Le gouvernement aurait-il été trop pessimiste dans ses prévisions économiques post-coronavirus ? La question se poserait presque à la lecture de l’avis rendu ce mercredi par le Haut Conseil des finances publiques, qui porte sur le troisième projet de loi de Finances rectificative (PLFR) présenté ce jour en Conseil des ministres.
D’ordinaire, ces sages budgétaires sont prompts à dénoncer les hypothèses optimistes prises par les gouvernements, quels qu’ils soient, pour enjoliver leurs comptes publics. Mais ici, leur position serait plutôt à front renversé : le Haut Conseil « considère prudente la prévision du gouvernement d’un recul de l’activité de 11 % en 2020 », et juge qu’il est possible que les conditions actuelles « conduisent à une récession moins marquée », est-il écrit dans cet avis.
Motifs d’espoir
Contrairement au deuxième PLFR voté en avril où l’exécutif espérait encore une reprise rapide au deuxième semestre , il a cette fois basé ses prévisions sur une « activité au second semestre nettement en dessous de son niveau de la fin 2019 », comme le relèvent les sages budgétaires. C’est ce qui explique que la récession soit attendue à -11 %, contre -8 % il y a deux mois.
Mais le Haut Conseil voit pourtant quelques motifs d’espoirs. Il y a d’abord « la poursuite de l’évolution favorable du contexte sanitaire ». qui pourrait accélérer la reprise. Une opinion pas si éloignée de celle exprimée par Geoffroy Roux de Bézieux dans « Les Echos », disant « refuser de considérer les destructions massives d’emplois comme acquises ».
Epargne des ménages
Ensuite il n’est pas dit que les ménages ne retrouvent pas plus vite le goût de la consommation. Plus de 100 milliards d’euros ont gonflé leur épargne durant le confinement. « Le gouvernement prévoit un simple retour à la normale du comportement d’épargne des ménages, sans aucune utilisation de ce surcroît d’épargne, ce qui limite ainsi l’ampleur du rebond de la consommation », écrit le Haut Conseil. Mais celui-ci considère que « le taux d’épargne pourrait être inférieur au niveau exceptionnellement élevé prévu par le gouvernement pour 2020 (23,2 % contre 14,9 % en 2019), et donc la consommation plus élevée ».

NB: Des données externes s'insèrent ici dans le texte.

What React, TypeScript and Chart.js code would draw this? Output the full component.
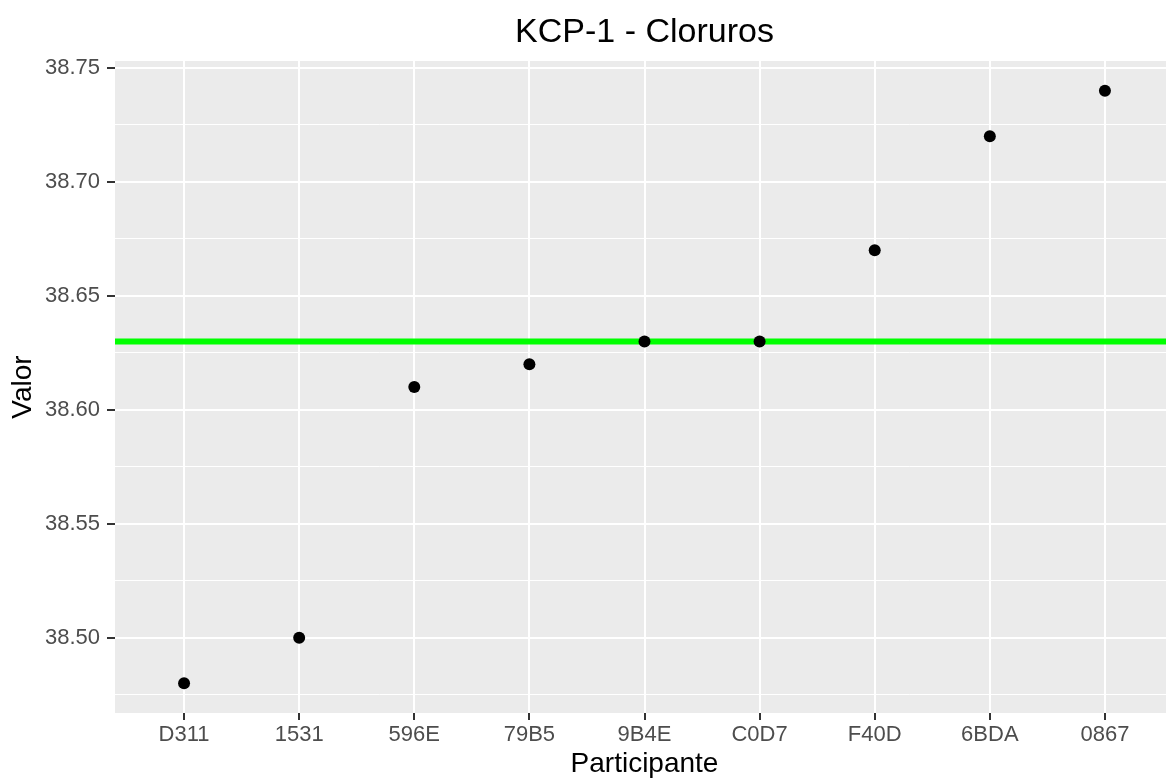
import React, { useEffect, useRef } from "react";
import { Chart, registerables } from "chart.js";

Chart.register(...registerables);

const TITLE = "KCP-1 - Cloruros";
const X_TITLE = "Participante";
const Y_TITLE = "Valor";

const participants = ["D311", "1531", "596E", "79B5", "9B4E", "C0D7", "F40D", "6BDA", "0867"];
const values = [38.48, 38.5, 38.61, 38.62, 38.63, 38.63, 38.67, 38.72, 38.74];
const referenceValue = 38.63;

const yMajorTicks = [38.5, 38.55, 38.6, 38.65, 38.7, 38.75];
const yMinorTicks = [38.475, 38.525, 38.575, 38.625, 38.675, 38.725];

const FONT = "'Liberation Sans', Arial, Helvetica, sans-serif";

const isMajor = (v: number | undefined) =>
  v !== undefined && yMajorTicks.some((m) => Math.abs(m - v) < 1e-9);

const panelBg = {
  id: "panelBg",
  beforeDraw(chart: any) {
    const { ctx, chartArea } = chart;
    const { left, top, right, bottom } = chartArea;
    ctx.save();
    ctx.fillStyle = "#EBEBEB";
    ctx.fillRect(left, top, right - left, bottom - top);
    ctx.restore();
  },
};

const ggTitle = {
  id: "ggTitle",
  afterDraw(chart: any) {
    const { ctx, chartArea } = chart;
    ctx.save();
    ctx.fillStyle = "#000000";
    ctx.font = `34px ${FONT}`;
    ctx.textAlign = "center";
    ctx.textBaseline = "alphabetic";
    ctx.fillText(TITLE, (chartArea.left + chartArea.right) / 2, 42);
    ctx.restore();
  },
};

export default function App() {
  const canvasRef = useRef<HTMLCanvasElement | null>(null);

  useEffect(() => {
    if (!canvasRef.current) return;
    const n = participants.length;
    const yRange = Math.max(...values) - Math.min(...values);
    const yMin = Math.min(...values) - 0.05 * yRange;
    const yMax = Math.max(...values) + 0.05 * yRange;
    const xMin = -0.6;
    const xMax = n - 1 + 0.6;

    const chart = new Chart(canvasRef.current, {
      type: "scatter",
      data: {
        datasets: [
          {
            label: Y_TITLE,
            data: participants.map((_, i) => ({ x: i, y: values[i] })),
            backgroundColor: "#000000",
            borderColor: "#000000",
            borderWidth: 0,
            pointRadius: 6,
            order: 0,
          },
          {
            label: "Referencia",
            data: [
              { x: xMin, y: referenceValue },
              { x: xMax, y: referenceValue },
            ],
            showLine: true,
            borderColor: "#00FF00",
            backgroundColor: "#00FF00",
            borderWidth: 6,
            pointRadius: 0,
            order: 1,
          } as any,
        ],
      },
      options: {
        animation: false,
        responsive: false,
        devicePixelRatio: 1,
        events: [],
        layout: { padding: { top: 61, right: 4, bottom: 0, left: 0 } },
        plugins: {
          legend: { display: false },
          tooltip: { enabled: false },
          title: { display: false },
        },
        scales: {
          x: {
            type: "linear",
            min: xMin,
            max: xMax,
            afterBuildTicks: (s: any) => {
              s.ticks = participants.map((_, i) => ({ value: i }));
            },
            afterFit: (s: any) => {
              s.height = 65;
            },
            ticks: {
              autoSkip: false,
              maxRotation: 0,
              minRotation: 0,
              padding: 2,
              color: "#4D4D4D",
              font: { family: FONT, size: 22 },
              callback: (v: any) => participants[Math.round(Number(v))] ?? "",
            },
            grid: {
              color: "#FFFFFF",
              lineWidth: 2,
              tickColor: "#333333",
              tickWidth: 2,
              tickLength: 7,
            },
            border: { display: false },
            title: {
              display: true,
              text: X_TITLE,
              color: "#000000",
              font: { family: FONT, size: 28, lineHeight: 1 },
              padding: { top: 0, bottom: 0 },
            },
          },
          y: {
            type: "linear",
            min: yMin,
            max: yMax,
            afterBuildTicks: (s: any) => {
              s.ticks = [...yMajorTicks, ...yMinorTicks]
                .sort((a, b) => a - b)
                .map((v) => ({ value: v }));
            },
            afterFit: (s: any) => {
              s.width = 115;
            },
            ticks: {
              autoSkip: false,
              padding: 7,
              color: "#4D4D4D",
              font: { family: FONT, size: 22 },
              callback: (v: any) => (isMajor(Number(v)) ? Number(v).toFixed(2) : ""),
            },
            grid: {
              color: "#FFFFFF",
              lineWidth: (ctx: any) => (isMajor(ctx.tick?.value) ? 2 : 1),
              tickColor: (ctx: any) => (isMajor(ctx.tick?.value) ? "#333333" : "rgba(0,0,0,0)"),
              tickWidth: 2,
              tickLength: 8,
            },
            border: { display: false },
            title: {
              display: true,
              text: Y_TITLE,
              color: "#000000",
              font: { family: FONT, size: 28, lineHeight: 1 },
              padding: { top: 9, bottom: 0 },
            },
          },
        },
      },
      plugins: [panelBg, ggTitle],
    });

    return () => chart.destroy();
  }, []);

  return (
    <div
      style={{
        position: "fixed",
        left: 0,
        top: 0,
        width: 1166,
        height: 778,
        overflow: "hidden",
        background: "#FFFFFF",
      }}
    >
      <canvas
        ref={canvasRef}
        width={1180}
        height={778}
        style={{ display: "block", width: 1180, height: 778 }}
      />
    </div>
  );
}
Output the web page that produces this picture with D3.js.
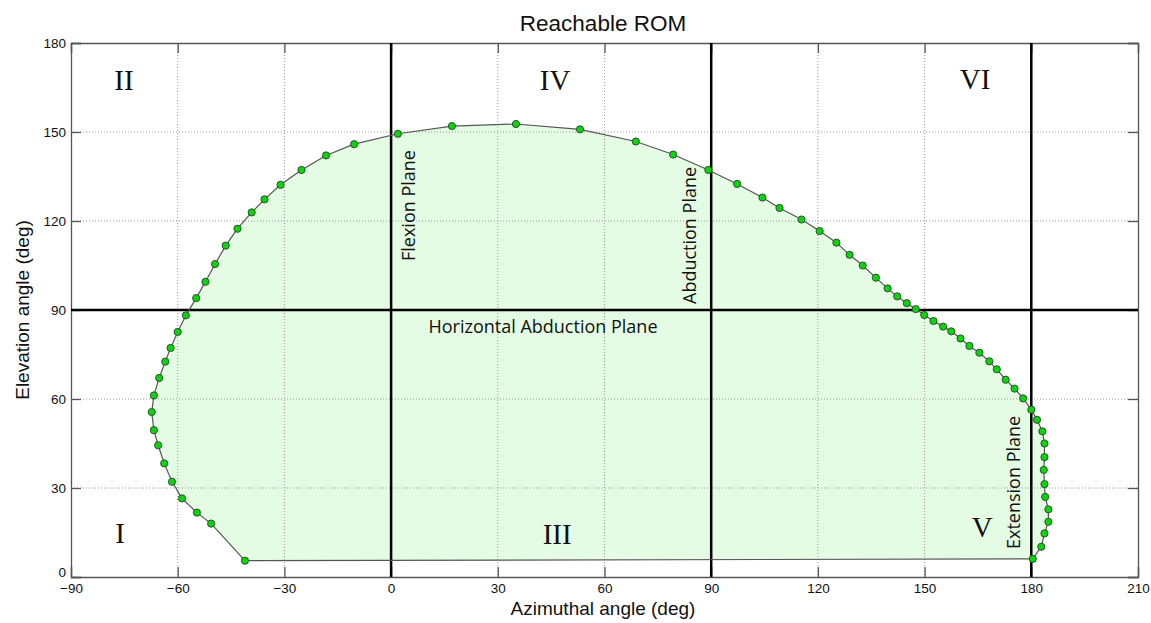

Du coup les sages budgétaires n’excluent pas une récession moins forte, et jugent également que « que le niveau de l’emploi pourrait être un peu plus élevé que prévu par le gouvernement ».
Déficit toujours très haut
Pour autant, ce léger regain d’optimisme ne vaut pas pour la situation des comptes publics. Certes, les recettes pourraient finalement résister un peu par rapport à la chute annoncée, grâce à ce possible léger mieux de l’activité. Mais le Haut Conseil note que « les mesures de soutien de l’activité annoncées par le gouvernement, notamment des plans sectoriels de relance, n’ont pas toutes été traduites dans ce PLFR ». En outre, « une partie des mesures que le gouvernement considère comme n’ayant pas d’effet direct sur le solde pourrait finalement avoir un impact sur le déficit dès cette année », est-il écrit. En clair, pas de quoi remettre en question la prévision d’un déficit à 11,4 % du PIB.
La lecture de cet avis permet de constater que le gouvernement a désormais engagé 133,5 milliards d’euros en réponse à la crise du coronavirus – le montant était de 110 milliards mi-avril . Sur ce total, 57 milliards auront un impact direct sur le déficit (un bond de 15 milliards par rapport au deuxième PLFR), le reste relevant notamment de mesures de trésorerie. Au total, « la dépense publique croîtrait ainsi de 6,4 % en valeur en 2020, après 2,3 % en 2019 », et représenterait fin 2020 63,6 % du PIB, « un niveau jamais atteint au cours de ces 70 dernières années ».
Quant à la dette publique, elle est attendue à 120,9 % du PIB fin 2020. « Depuis la création de l’euro en 1999 et jusqu’à l’an dernier, un tel niveau de dette n’avait été atteint au sein de la zone euro que par très peu de pays », juge le Haut Conseil qui appelle à « une vigilance particulière » sur le sujet.